- [Set task]: Print the listing as it stands, omitting all images.

- [Recorded data]:
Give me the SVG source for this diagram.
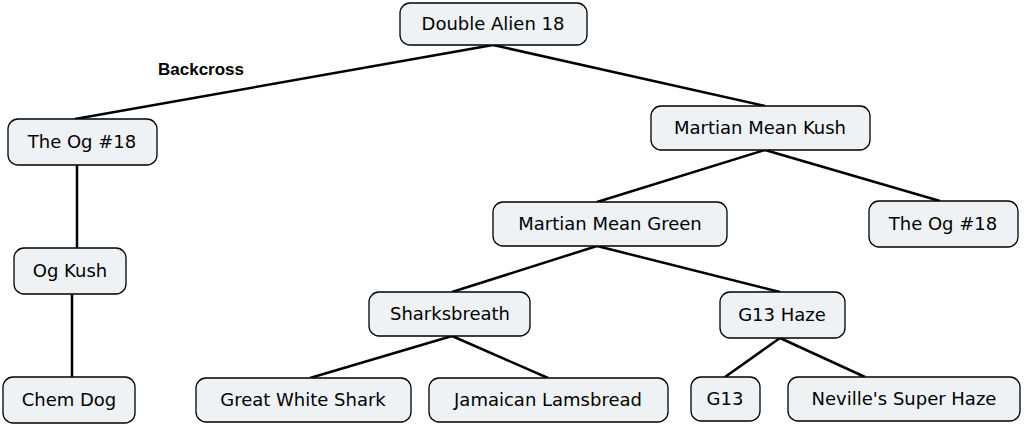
<svg xmlns="http://www.w3.org/2000/svg" width="1024" height="427" viewBox="0 0 1024 427">
<style>
.n rect{fill:#eef2f5;stroke:#000;stroke-width:1.3}
.n text{font-family:"DejaVu Sans",Verdana,sans-serif;font-size:18px;text-anchor:middle;fill:#000}
#c line{stroke:#000;stroke-width:2.5}
.lbl{font-family:"Liberation Sans",Arial,sans-serif;font-weight:bold;font-size:17px}
</style>
<rect width="1024" height="427" fill="#fff"/>
<g id="c">
<line x1="493" y1="45" x2="75" y2="119"/>
<line x1="493" y1="45" x2="765" y2="106"/>
<line x1="765" y1="150" x2="597" y2="202"/>
<line x1="765" y1="150" x2="940" y2="201"/>
<line x1="597" y1="246" x2="452" y2="292"/>
<line x1="597" y1="246" x2="780" y2="292"/>
<line x1="452" y1="336" x2="310" y2="378"/>
<line x1="452" y1="336" x2="548" y2="378"/>
<line x1="780" y1="338" x2="725" y2="377"/>
<line x1="780" y1="338" x2="865" y2="377"/>
<line x1="77" y1="165" x2="77" y2="248"/>
<line x1="72" y1="294" x2="72" y2="377"/>
</g>
<text class="lbl" x="158" y="75">Backcross</text>
<g id="n1" class="n"><rect x="400" y="3" width="187" height="42" rx="10"/><text x="493" y="30">Double Alien 18</text></g>
<g id="n2" class="n"><rect x="8" y="119" width="149" height="46" rx="10"/><text x="82" y="148">The Og #18</text></g>
<g id="n3" class="n"><rect x="651" y="106" width="219" height="44" rx="10"/><text x="760" y="134">Martian Mean Kush</text></g>
<g id="n4" class="n"><rect x="493" y="202" width="234" height="44" rx="10"/><text x="610" y="230">Martian Mean Green</text></g>
<g id="n5" class="n"><rect x="869" y="201" width="149" height="46" rx="10"/><text x="943" y="230">The Og #18</text></g>
<g id="n6" class="n"><rect x="14" y="248" width="112" height="46" rx="10"/><text x="70" y="277">Og Kush</text></g>
<g id="n7" class="n"><rect x="369" y="292" width="161" height="44" rx="10"/><text x="450" y="320">Sharksbreath</text></g>
<g id="n8" class="n"><rect x="720" y="292" width="125" height="46" rx="10"/><text x="782" y="321">G13 Haze</text></g>
<g id="n9" class="n"><rect x="3" y="377" width="132" height="46" rx="10"/><text x="69" y="406">Chem Dog</text></g>
<g id="n10" class="n"><rect x="196" y="378" width="215" height="44" rx="10"/><text x="303" y="406">Great White Shark</text></g>
<g id="n11" class="n"><rect x="429" y="378" width="239" height="44" rx="10"/><text x="548" y="406">Jamaican Lamsbread</text></g>
<g id="n12" class="n"><rect x="691" y="377" width="69" height="44" rx="10"/><text x="725" y="405">G13</text></g>
<g id="n13" class="n"><rect x="788" y="377" width="232" height="44" rx="10"/><text x="904" y="405">Neville's Super Haze</text></g>
</svg>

- [Complete response]:
Give me the SVG source for this diagram.
<svg xmlns="http://www.w3.org/2000/svg" width="1024" height="427" viewBox="0 0 1024 427">
<style>
.n rect{fill:#eef2f5;stroke:#000;stroke-width:1.3}
.n text{font-family:"DejaVu Sans",Verdana,sans-serif;font-size:18px;text-anchor:middle;fill:#000}
#c line{stroke:#000;stroke-width:2.5}
.lbl{font-family:"Liberation Sans",Arial,sans-serif;font-weight:bold;font-size:17px}
</style>
<rect width="1024" height="427" fill="#fff"/>
<g id="c">
<line x1="493" y1="45" x2="75" y2="119"/>
<line x1="493" y1="45" x2="765" y2="106"/>
<line x1="765" y1="150" x2="597" y2="202"/>
<line x1="765" y1="150" x2="940" y2="201"/>
<line x1="597" y1="246" x2="452" y2="292"/>
<line x1="597" y1="246" x2="780" y2="292"/>
<line x1="452" y1="336" x2="310" y2="378"/>
<line x1="452" y1="336" x2="548" y2="378"/>
<line x1="780" y1="338" x2="725" y2="377"/>
<line x1="780" y1="338" x2="865" y2="377"/>
<line x1="77" y1="165" x2="77" y2="248"/>
<line x1="72" y1="294" x2="72" y2="377"/>
</g>
<text class="lbl" x="158" y="75">Backcross</text>
<g id="n1" class="n"><rect x="400" y="3" width="187" height="42" rx="10"/><text x="493" y="30">Double Alien 18</text></g>
<g id="n2" class="n"><rect x="8" y="119" width="149" height="46" rx="10"/><text x="82" y="148">The Og #18</text></g>
<g id="n3" class="n"><rect x="651" y="106" width="219" height="44" rx="10"/><text x="760" y="134">Martian Mean Kush</text></g>
<g id="n4" class="n"><rect x="493" y="202" width="234" height="44" rx="10"/><text x="610" y="230">Martian Mean Green</text></g>
<g id="n5" class="n"><rect x="869" y="201" width="149" height="46" rx="10"/><text x="943" y="230">The Og #18</text></g>
<g id="n6" class="n"><rect x="14" y="248" width="112" height="46" rx="10"/><text x="70" y="277">Og Kush</text></g>
<g id="n7" class="n"><rect x="369" y="292" width="161" height="44" rx="10"/><text x="450" y="320">Sharksbreath</text></g>
<g id="n8" class="n"><rect x="720" y="292" width="125" height="46" rx="10"/><text x="782" y="321">G13 Haze</text></g>
<g id="n9" class="n"><rect x="3" y="377" width="132" height="46" rx="10"/><text x="69" y="406">Chem Dog</text></g>
<g id="n10" class="n"><rect x="196" y="378" width="215" height="44" rx="10"/><text x="303" y="406">Great White Shark</text></g>
<g id="n11" class="n"><rect x="429" y="378" width="239" height="44" rx="10"/><text x="548" y="406">Jamaican Lamsbread</text></g>
<g id="n12" class="n"><rect x="691" y="377" width="69" height="44" rx="10"/><text x="725" y="405">G13</text></g>
<g id="n13" class="n"><rect x="788" y="377" width="232" height="44" rx="10"/><text x="904" y="405">Neville's Super Haze</text></g>
</svg>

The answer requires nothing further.